* Task
Reproduce exactly, with no pictures, each line from the opening of the material down through the line containing "(845,428) .. (e3);".

* Available data
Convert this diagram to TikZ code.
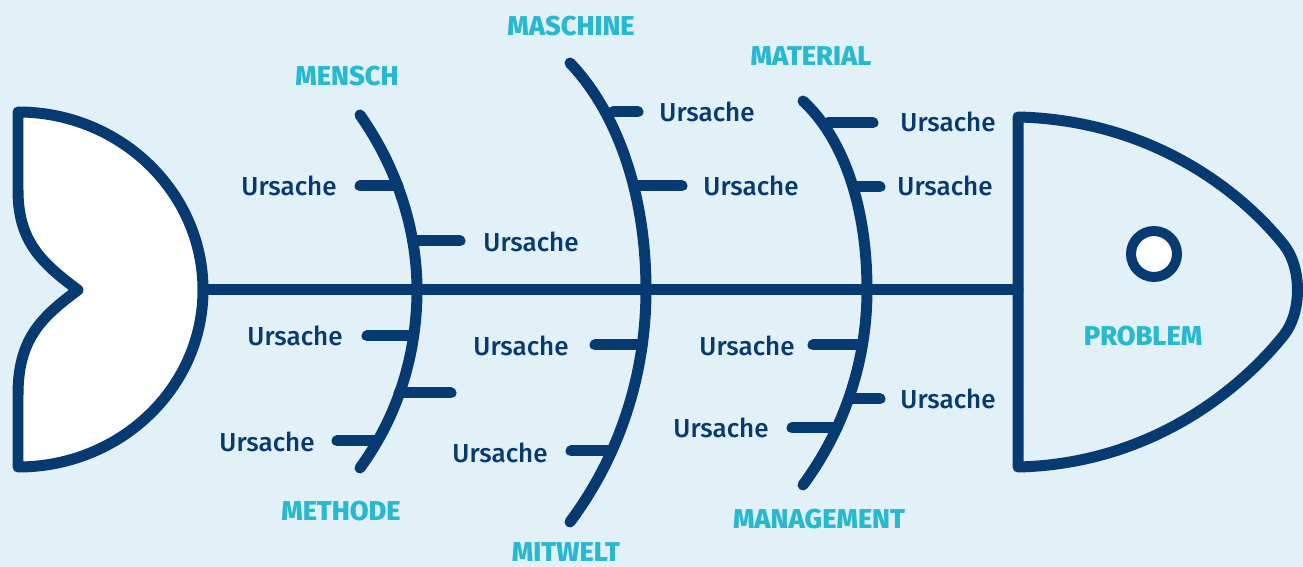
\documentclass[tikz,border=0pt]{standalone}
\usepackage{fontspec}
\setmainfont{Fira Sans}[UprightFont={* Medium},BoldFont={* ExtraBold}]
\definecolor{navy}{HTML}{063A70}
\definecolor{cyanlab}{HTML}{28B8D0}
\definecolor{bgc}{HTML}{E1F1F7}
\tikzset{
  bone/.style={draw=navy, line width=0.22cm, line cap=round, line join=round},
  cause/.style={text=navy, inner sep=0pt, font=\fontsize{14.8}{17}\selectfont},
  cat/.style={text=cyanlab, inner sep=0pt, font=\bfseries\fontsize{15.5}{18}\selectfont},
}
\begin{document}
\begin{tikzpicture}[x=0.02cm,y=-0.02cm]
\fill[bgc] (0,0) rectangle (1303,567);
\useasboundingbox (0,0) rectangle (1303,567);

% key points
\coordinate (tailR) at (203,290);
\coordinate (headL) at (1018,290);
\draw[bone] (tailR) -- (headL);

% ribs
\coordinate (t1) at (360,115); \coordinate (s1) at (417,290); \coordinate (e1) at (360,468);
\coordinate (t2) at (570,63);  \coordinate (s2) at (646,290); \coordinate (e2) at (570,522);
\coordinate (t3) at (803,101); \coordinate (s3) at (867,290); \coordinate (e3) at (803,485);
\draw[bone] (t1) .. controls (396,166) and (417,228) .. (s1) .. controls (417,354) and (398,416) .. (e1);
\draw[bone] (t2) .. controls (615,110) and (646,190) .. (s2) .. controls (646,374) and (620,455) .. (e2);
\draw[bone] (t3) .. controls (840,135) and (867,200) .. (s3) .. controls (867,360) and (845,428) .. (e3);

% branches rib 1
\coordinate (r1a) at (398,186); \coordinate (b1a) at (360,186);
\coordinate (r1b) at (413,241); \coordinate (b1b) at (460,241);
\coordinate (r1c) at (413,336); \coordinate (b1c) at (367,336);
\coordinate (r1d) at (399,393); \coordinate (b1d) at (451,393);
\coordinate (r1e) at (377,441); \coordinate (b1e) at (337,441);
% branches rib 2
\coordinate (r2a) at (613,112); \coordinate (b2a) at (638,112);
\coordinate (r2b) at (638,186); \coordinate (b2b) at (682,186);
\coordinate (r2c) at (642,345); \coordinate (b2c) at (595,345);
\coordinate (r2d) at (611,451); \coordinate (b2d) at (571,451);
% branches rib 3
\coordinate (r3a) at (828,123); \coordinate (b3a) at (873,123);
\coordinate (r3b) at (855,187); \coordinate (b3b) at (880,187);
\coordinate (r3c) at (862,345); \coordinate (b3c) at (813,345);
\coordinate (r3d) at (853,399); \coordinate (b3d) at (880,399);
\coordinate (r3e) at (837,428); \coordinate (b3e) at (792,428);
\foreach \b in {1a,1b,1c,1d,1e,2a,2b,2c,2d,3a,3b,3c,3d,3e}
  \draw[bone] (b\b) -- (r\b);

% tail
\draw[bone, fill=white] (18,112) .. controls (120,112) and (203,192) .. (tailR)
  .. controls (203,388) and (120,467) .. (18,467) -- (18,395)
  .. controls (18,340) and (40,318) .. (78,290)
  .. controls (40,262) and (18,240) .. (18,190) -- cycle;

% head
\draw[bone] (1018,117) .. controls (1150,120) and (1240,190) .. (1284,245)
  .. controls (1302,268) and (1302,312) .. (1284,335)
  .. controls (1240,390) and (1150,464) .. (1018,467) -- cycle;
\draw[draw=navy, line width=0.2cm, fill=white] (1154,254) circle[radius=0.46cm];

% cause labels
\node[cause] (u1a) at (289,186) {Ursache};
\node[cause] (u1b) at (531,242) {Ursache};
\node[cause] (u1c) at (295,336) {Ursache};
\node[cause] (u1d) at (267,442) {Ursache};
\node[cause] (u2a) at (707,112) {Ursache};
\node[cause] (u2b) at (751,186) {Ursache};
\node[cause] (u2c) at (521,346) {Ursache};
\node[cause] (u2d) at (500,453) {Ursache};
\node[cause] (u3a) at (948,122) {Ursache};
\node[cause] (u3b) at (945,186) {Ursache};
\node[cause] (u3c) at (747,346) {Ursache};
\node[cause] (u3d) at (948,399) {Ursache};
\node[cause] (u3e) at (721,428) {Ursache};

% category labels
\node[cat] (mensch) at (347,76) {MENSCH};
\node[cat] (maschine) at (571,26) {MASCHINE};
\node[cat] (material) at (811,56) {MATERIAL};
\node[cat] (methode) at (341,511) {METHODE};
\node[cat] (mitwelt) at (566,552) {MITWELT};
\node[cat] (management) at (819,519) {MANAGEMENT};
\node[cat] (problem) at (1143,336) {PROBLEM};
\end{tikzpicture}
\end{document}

* Worked answer
Convert this diagram to TikZ code.
\documentclass[tikz,border=0pt]{standalone}
\usepackage{fontspec}
\setmainfont{Fira Sans}[UprightFont={* Medium},BoldFont={* ExtraBold}]
\definecolor{navy}{HTML}{063A70}
\definecolor{cyanlab}{HTML}{28B8D0}
\definecolor{bgc}{HTML}{E1F1F7}
\tikzset{
  bone/.style={draw=navy, line width=0.22cm, line cap=round, line join=round},
  cause/.style={text=navy, inner sep=0pt, font=\fontsize{14.8}{17}\selectfont},
  cat/.style={text=cyanlab, inner sep=0pt, font=\bfseries\fontsize{15.5}{18}\selectfont},
}
\begin{document}
\begin{tikzpicture}[x=0.02cm,y=-0.02cm]
\fill[bgc] (0,0) rectangle (1303,567);
\useasboundingbox (0,0) rectangle (1303,567);

% key points
\coordinate (tailR) at (203,290);
\coordinate (headL) at (1018,290);
\draw[bone] (tailR) -- (headL);

% ribs
\coordinate (t1) at (360,115); \coordinate (s1) at (417,290); \coordinate (e1) at (360,468);
\coordinate (t2) at (570,63);  \coordinate (s2) at (646,290); \coordinate (e2) at (570,522);
\coordinate (t3) at (803,101); \coordinate (s3) at (867,290); \coordinate (e3) at (803,485);
\draw[bone] (t1) .. controls (396,166) and (417,228) .. (s1) .. controls (417,354) and (398,416) .. (e1);
\draw[bone] (t2) .. controls (615,110) and (646,190) .. (s2) .. controls (646,374) and (620,455) .. (e2);
\draw[bone] (t3) .. controls (840,135) and (867,200) .. (s3) .. controls (867,360) and (845,428) .. (e3);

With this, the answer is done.